Monday, June 20, 2011

Commencing Clarksville blog -- my third blog!

Three is one of the significant and symbolic numbers of the Holy Scriptures of the Old and New Testaments. Therefore, I find it significant that I'm starting my third blogsite.

Since the start of the second year of the Century and Millennium, that is, since January A.D. 2002, I've dwelt in three very diverse cities. I'm now into my second week in the third city, Clarksville, Tennessee. This follows Nashville and before that San Antonio. I've truly come full circle, because the first few days of that secon millennial year I lodged in C'ville.

It's where I belong; I have family here. I didn't in Music City nor in the Alamo City (excepting the brief months my brother and sister-in-law were at Fort Sam Houston).
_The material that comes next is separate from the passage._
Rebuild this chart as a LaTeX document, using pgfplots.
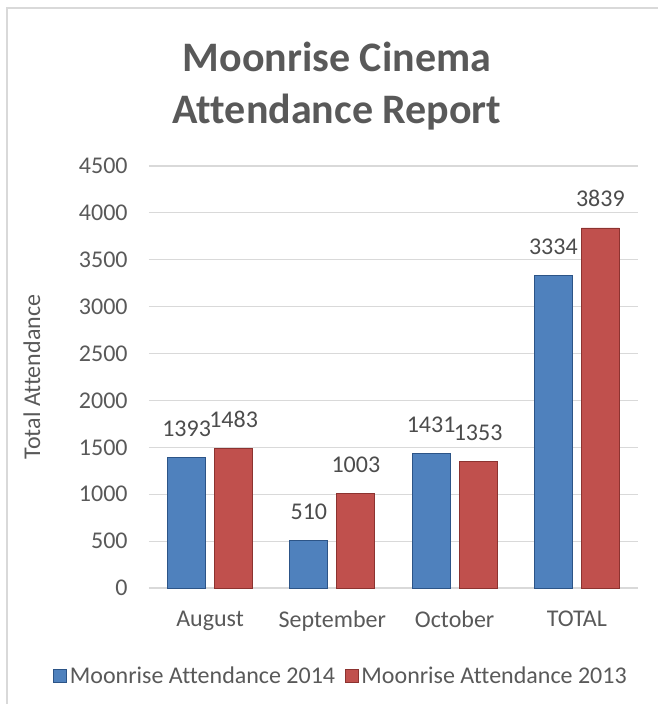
\documentclass[border=0pt]{standalone}
\usepackage{fontspec}
\setmainfont{Carlito}[Ligatures=NoCommon]
\usepackage{pgfplots}
\pgfplotsset{compat=1.18}

\definecolor{barblue}{HTML}{4F81BD}
\definecolor{barbluedark}{HTML}{2C5487}
\definecolor{barred}{HTML}{C0504D}
\definecolor{barreddark}{HTML}{8C3330}
\definecolor{txtgray}{HTML}{595959}
\definecolor{gridgray}{HTML}{D9D9D9}

\begin{document}
\begin{tikzpicture}[x=0.75pt,y=0.75pt]
% picture = 658 x 704 px, axis origin at px (149,588)
\useasboundingbox (-149,-116) rectangle (509,588);
\draw[gridgray,line width=0.9pt] (-142,-116) -- (-142,580) -- (509,580);

\begin{axis}[
    at={(0,0)}, anchor=south west,
    scale only axis,
    width=366.75pt, height=316.5pt,
    ybar=6.75pt,
    bar width=28.5pt,
    xmin=-0.5, xmax=3.5,
    ymin=0, ymax=4500,
    xtick=data,
    xticklabels={August, September, October, TOTAL},
    ytick={0,500,...,4500},
    axis x line*=bottom,
    axis y line*=left,
    y axis line style={draw=none},
    x axis line style={gridgray, line width=0.9pt},
    major tick length=0pt,
    ymajorgrids=true,
    grid style={gridgray, line width=0.9pt},
    tick label style={font=\fontsize{18}{21}\selectfont, text=txtgray},
    /pgf/number format/assume math mode=true,
    /pgf/number format/1000 sep={},
    yticklabel style={anchor=east, xshift=-12.5pt},
    xticklabel style={anchor=north, yshift=-13.5pt},
    nodes near coords,
    nodes near coords style={font=\fontsize{18}{21}\selectfont, text=txtgray!85!black, anchor=south, yshift=12pt,
        /pgf/number format/fixed, /pgf/number format/1000 sep={}},
    legend style={at={(0.393,-0.2085)}, anchor=center, draw=none, fill=none,
        legend columns=2, font=\fontsize{18}{21}\selectfont, text=txtgray,
        /tikz/every even column/.append style={column sep=5pt},
        inner sep=0pt},
    legend image code/.code={\fill[#1] (0pt,-4.9pt) rectangle (10pt,4.9pt);},
    clip=false,
]
\addplot[draw=barbluedark, line width=0.7pt, fill=barblue]
    coordinates {(0,1393) (1,510) (2,1431) (3,3334)};
\addplot[draw=barreddark, line width=0.7pt, fill=barred]
    coordinates {(0,1483) (1,1003) (2,1353) (3,3839)};
\legend{Moonrise Attendance 2014, Moonrise Attendance 2013}
\end{axis}

\node[font=\bfseries\fontsize{31.5}{39}\selectfont, text=txtgray, align=center] at (188,501.5)
    {Moonrise Cinema\\Attendance Report};
\node[font=\fontsize{18}{21}\selectfont, text=txtgray, rotate=90] at (-117,211) {Total Attendance};
\end{tikzpicture}
\end{document}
And FYI, Clarksville, altho' classified as a metropolitan (statistics) area, STILL truly has the atmosphere and "feel" of the small town it used to be. It's nicknamed the "Queen City", Nashville being the king burg on the Cumberland River (or king burg in Middle Tenn.). I, however used to like to tell folks C'ville was a queen city because it was the "Winter Queen" -- I experienced the coldest outdoor temperature ever in my life here -- and NOT in the State of my raising, Idaho! -- on Christmas Eve night/ Christmas Day morning in the Year of Our Lord 1983. Seventeen below! That's degrees Fahrenheit, not Celesius/Centigrade, dear reader.

Brr-rr-rr-rr!

Clarksville's rather unique among metropolitan areas in which yours truly has lived. When I first became acquainted with it, 1977, it had a very elongated shape, with US 41A hiway being the mid-line of the elongation. That's Madison St. - Providence Blvd. - Ft. Campbell Blvd. Get a mile and a half or two away from 41A on either side and you were outside the C'ville city limits.

Get so far to the west of the Ft. Campbell Blvd. segment of 41A and you're inside the military reservation of Fort Campbell Army post. Home of the 101st Airborne Division (Air Assault). The Hundred and First "Screaming Eagles", my final major unit when I was serving active Army duty(last half of A.D. 1983).

Due to the elongated shape back then, there really was only one road to go on to get directly from downtown Clarksville to the post or vice versa. You can imagine the major, MAJOR traffic jams and resulting headaches and overheated autos!

But in the 1980s Clarksville truly began to change in many ways. The unincorporated community of St. Bethlehem to the northeast of downtown was seeing significant growth thanks to the Trane h.v.a.c. factory which had arisen there. Clarksville incorporated Saint B (as it's affectionately known for short), and thus put a segment of rounding out to its general incorporated shape. A second and larger mall, Governor's Square, was built not far from Exit 4 of IH 24, which itself was fairly new in the length that passes by C'ville. More businesses followed, including a K-Mart, a Wal-Mart and numerous hotels, motels and restaurants. These sprang up along the Saint B main drag, a US Hiway (79) that was christened "Wilma Rudolph Blvd." after Saint B native and star Olympic sprinter Wilma.

However, the rounding out of Clarksville's shape to the north and east will not be matched by any in the other direction. You see, my once-and-anew hometown has got to be the largest city built all on one bank of a major river (the Cumberland) with downtown -- the original settlement -- atop bluffs overlooking the stream, and no corresponding incorporated development on the opposite bank. Just farmland!

The various unique aspects of the city, especially the Army post and the all-on-one-side of a river, endear it to yours truly.

So. . . I'm glad to be back in the Queen City! Even if come winter it becomes again the "Winter Queen"!